:: DATA SECTION ::
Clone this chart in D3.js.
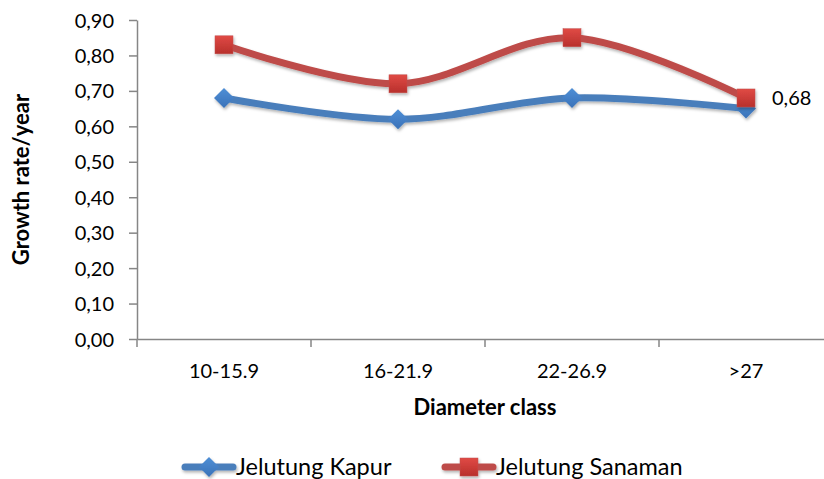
<!DOCTYPE html>
<html><head><meta charset="utf-8">
<script src="https://cdn.jsdelivr.net/npm/d3@7"></script>
<style>body{margin:0;background:#fff}svg{display:block}text{font-family:Lato,"Open Sans",sans-serif;fill:#000}</style>
</head><body><svg id="c" width="824" height="479"></svg>
<script>
const categories = ["10-15.9","16-21.9","22-26.9",">27"];
const kapur = [0.68,0.62,0.68,0.65];
const sanaman = [0.83,0.72,0.85,0.68];
const yTicks = [0,0.1,0.2,0.3,0.4,0.5,0.6,0.7,0.8,0.9];
const seriesNames = ["Jelutung Kapur","Jelutung Sanaman"];

(function(){
const svg = d3.select("#c");
const pL = 137, pR = 833, pT = 20, pB = 339;
const x = d3.scaleBand().domain(categories).range([pL, pR]);
const y = d3.scaleLinear().domain([0,0.9]).range([pB, pT]);
const fmt = v => d3.format(".2f")(v).replace(".", ",");

const defs = svg.append("defs");
const f = defs.append("filter").attr("id","sh").attr("x","-10%").attr("y","-10%").attr("width","130%").attr("height","140%");
f.append("feDropShadow").attr("dx",1).attr("dy",2).attr("stdDeviation",1.5).attr("flood-color","#000").attr("flood-opacity",0.3);
const gr = defs.append("linearGradient").attr("id","rg").attr("x1",0).attr("y1",0).attr("x2",0).attr("y2",1);
gr.append("stop").attr("offset","0").attr("stop-color","#e04a45");
gr.append("stop").attr("offset","1").attr("stop-color","#b8302c");
const gb = defs.append("linearGradient").attr("id","bg").attr("x1",0).attr("y1",0).attr("x2",0).attr("y2",1);
gb.append("stop").attr("offset","0").attr("stop-color","#4f8fd6");
gb.append("stop").attr("offset","1").attr("stop-color","#3a72b8");

const ya = svg.append("g").attr("transform",`translate(${pL},0)`)
  .call(d3.axisLeft(y).tickValues(yTicks).tickFormat(fmt).tickSize(8).tickSizeOuter(0));
const xa = svg.append("g").attr("transform",`translate(0,${pB})`)
  .call(d3.axisBottom(x).tickSize(0).tickSizeOuter(0));
[ya,xa].forEach(g=>{g.select(".domain").attr("stroke","#868686").attr("stroke-width",1.5);
  g.selectAll(".tick line").attr("stroke","#868686").attr("stroke-width",1.5);
  g.selectAll("text").style("font-size","20px").attr("fill","#000");});
ya.selectAll("text").attr("x",-23).attr("dy","0.35em");
xa.selectAll(".tick text").attr("dy",0).attr("y",39);
const bounds = categories.map(c=>x(c)).concat([x(categories[categories.length-1])+x.bandwidth()]);
xa.selectAll(".bt").data(bounds).enter().append("line").attr("class","bt")
  .attr("x1",d=>d).attr("x2",d=>d).attr("y1",0).attr("y2",8).attr("stroke","#868686").attr("stroke-width",1.5);

const cx = c => x(c) + x.bandwidth()/2;
const line = d3.line().x((d,i)=>cx(categories[i])).y(d=>y(d)).curve(d3.curveCatmullRom.alpha(0));

const series = [
  {name:seriesNames[0], values:kapur, color:"#4a7ebb", shape:"diamond"},
  {name:seriesNames[1], values:sanaman, color:"#be4b48", shape:"square"}
];
function marker(g, shape){
  if(shape==="square") g.append("rect").attr("x",-9).attr("y",-9).attr("width",18).attr("height",18).attr("fill","url(#rg)").attr("stroke","#c0504d").attr("stroke-width",0.5);
  else g.append("path").attr("d","M0,-10L10,0L0,10L-10,0Z").attr("fill","url(#bg)");
}
series.forEach(s=>{
  const g = svg.append("g").attr("filter","url(#sh)");
  g.append("path").attr("d",line(s.values)).attr("fill","none").attr("stroke",s.color).attr("stroke-width",7).attr("stroke-linecap","round");
  s.values.forEach((v,i)=>{ const m=g.append("g").attr("transform",`translate(${cx(categories[i])},${y(v)})`); marker(m,s.shape); });
});
svg.append("text").attr("x",cx(categories[3])+26).attr("y",y(sanaman[3])).attr("dy","0.35em").style("font-size","20px").text(fmt(sanaman[3]));

svg.append("text").attr("transform",`translate(29,${(pT+pB)/2}) rotate(-90)`).attr("text-anchor","middle")
  .style("font-size","22px").style("font-weight","bold").text("Growth rate/year");
svg.append("text").attr("x",485).attr("y",415).attr("text-anchor","middle").style("font-size","22px").style("font-weight","bold").text("Diameter class");

const lg = [182,442];
series.forEach((s,i)=>{
  const g = svg.append("g").attr("transform",`translate(${lg[i]},467)`);
  const gg = g.append("g").attr("filter","url(#sh)");
  gg.append("line").attr("x1",3).attr("x2",51).attr("y1",0).attr("y2",0).attr("stroke",s.color).attr("stroke-width",7).attr("stroke-linecap","round");
  const m = gg.append("g").attr("transform","translate(27,0)"); marker(m,s.shape);
  g.append("text").attr("x",54).attr("dy","0.35em").style("font-size","23.5px").text(s.name);
});
})();
</script></body></html>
:::
__TASK OBJECTIVE__
Reproduce the whole listing word for word, setting aside any pictures.

__RESULT OF THIS EXERCISE__
Clone this chart in D3.js.
<!DOCTYPE html>
<html><head><meta charset="utf-8">
<script src="https://cdn.jsdelivr.net/npm/d3@7"></script>
<style>body{margin:0;background:#fff}svg{display:block}text{font-family:Lato,"Open Sans",sans-serif;fill:#000}</style>
</head><body><svg id="c" width="824" height="479"></svg>
<script>
const categories = ["10-15.9","16-21.9","22-26.9",">27"];
const kapur = [0.68,0.62,0.68,0.65];
const sanaman = [0.83,0.72,0.85,0.68];
const yTicks = [0,0.1,0.2,0.3,0.4,0.5,0.6,0.7,0.8,0.9];
const seriesNames = ["Jelutung Kapur","Jelutung Sanaman"];

(function(){
const svg = d3.select("#c");
const pL = 137, pR = 833, pT = 20, pB = 339;
const x = d3.scaleBand().domain(categories).range([pL, pR]);
const y = d3.scaleLinear().domain([0,0.9]).range([pB, pT]);
const fmt = v => d3.format(".2f")(v).replace(".", ",");

const defs = svg.append("defs");
const f = defs.append("filter").attr("id","sh").attr("x","-10%").attr("y","-10%").attr("width","130%").attr("height","140%");
f.append("feDropShadow").attr("dx",1).attr("dy",2).attr("stdDeviation",1.5).attr("flood-color","#000").attr("flood-opacity",0.3);
const gr = defs.append("linearGradient").attr("id","rg").attr("x1",0).attr("y1",0).attr("x2",0).attr("y2",1);
gr.append("stop").attr("offset","0").attr("stop-color","#e04a45");
gr.append("stop").attr("offset","1").attr("stop-color","#b8302c");
const gb = defs.append("linearGradient").attr("id","bg").attr("x1",0).attr("y1",0).attr("x2",0).attr("y2",1);
gb.append("stop").attr("offset","0").attr("stop-color","#4f8fd6");
gb.append("stop").attr("offset","1").attr("stop-color","#3a72b8");

const ya = svg.append("g").attr("transform",`translate(${pL},0)`)
  .call(d3.axisLeft(y).tickValues(yTicks).tickFormat(fmt).tickSize(8).tickSizeOuter(0));
const xa = svg.append("g").attr("transform",`translate(0,${pB})`)
  .call(d3.axisBottom(x).tickSize(0).tickSizeOuter(0));
[ya,xa].forEach(g=>{g.select(".domain").attr("stroke","#868686").attr("stroke-width",1.5);
  g.selectAll(".tick line").attr("stroke","#868686").attr("stroke-width",1.5);
  g.selectAll("text").style("font-size","20px").attr("fill","#000");});
ya.selectAll("text").attr("x",-23).attr("dy","0.35em");
xa.selectAll(".tick text").attr("dy",0).attr("y",39);
const bounds = categories.map(c=>x(c)).concat([x(categories[categories.length-1])+x.bandwidth()]);
xa.selectAll(".bt").data(bounds).enter().append("line").attr("class","bt")
  .attr("x1",d=>d).attr("x2",d=>d).attr("y1",0).attr("y2",8).attr("stroke","#868686").attr("stroke-width",1.5);

const cx = c => x(c) + x.bandwidth()/2;
const line = d3.line().x((d,i)=>cx(categories[i])).y(d=>y(d)).curve(d3.curveCatmullRom.alpha(0));

const series = [
  {name:seriesNames[0], values:kapur, color:"#4a7ebb", shape:"diamond"},
  {name:seriesNames[1], values:sanaman, color:"#be4b48", shape:"square"}
];
function marker(g, shape){
  if(shape==="square") g.append("rect").attr("x",-9).attr("y",-9).attr("width",18).attr("height",18).attr("fill","url(#rg)").attr("stroke","#c0504d").attr("stroke-width",0.5);
  else g.append("path").attr("d","M0,-10L10,0L0,10L-10,0Z").attr("fill","url(#bg)");
}
series.forEach(s=>{
  const g = svg.append("g").attr("filter","url(#sh)");
  g.append("path").attr("d",line(s.values)).attr("fill","none").attr("stroke",s.color).attr("stroke-width",7).attr("stroke-linecap","round");
  s.values.forEach((v,i)=>{ const m=g.append("g").attr("transform",`translate(${cx(categories[i])},${y(v)})`); marker(m,s.shape); });
});
svg.append("text").attr("x",cx(categories[3])+26).attr("y",y(sanaman[3])).attr("dy","0.35em").style("font-size","20px").text(fmt(sanaman[3]));

svg.append("text").attr("transform",`translate(29,${(pT+pB)/2}) rotate(-90)`).attr("text-anchor","middle")
  .style("font-size","22px").style("font-weight","bold").text("Growth rate/year");
svg.append("text").attr("x",485).attr("y",415).attr("text-anchor","middle").style("font-size","22px").style("font-weight","bold").text("Diameter class");

const lg = [182,442];
series.forEach((s,i)=>{
  const g = svg.append("g").attr("transform",`translate(${lg[i]},467)`);
  const gg = g.append("g").attr("filter","url(#sh)");
  gg.append("line").attr("x1",3).attr("x2",51).attr("y1",0).attr("y2",0).attr("stroke",s.color).attr("stroke-width",7).attr("stroke-linecap","round");
  const m = gg.append("g").attr("transform","translate(27,0)"); marker(m,s.shape);
  g.append("text").attr("x",54).attr("dy","0.35em").style("font-size","23.5px").text(s.name);
});
})();
</script></body></html>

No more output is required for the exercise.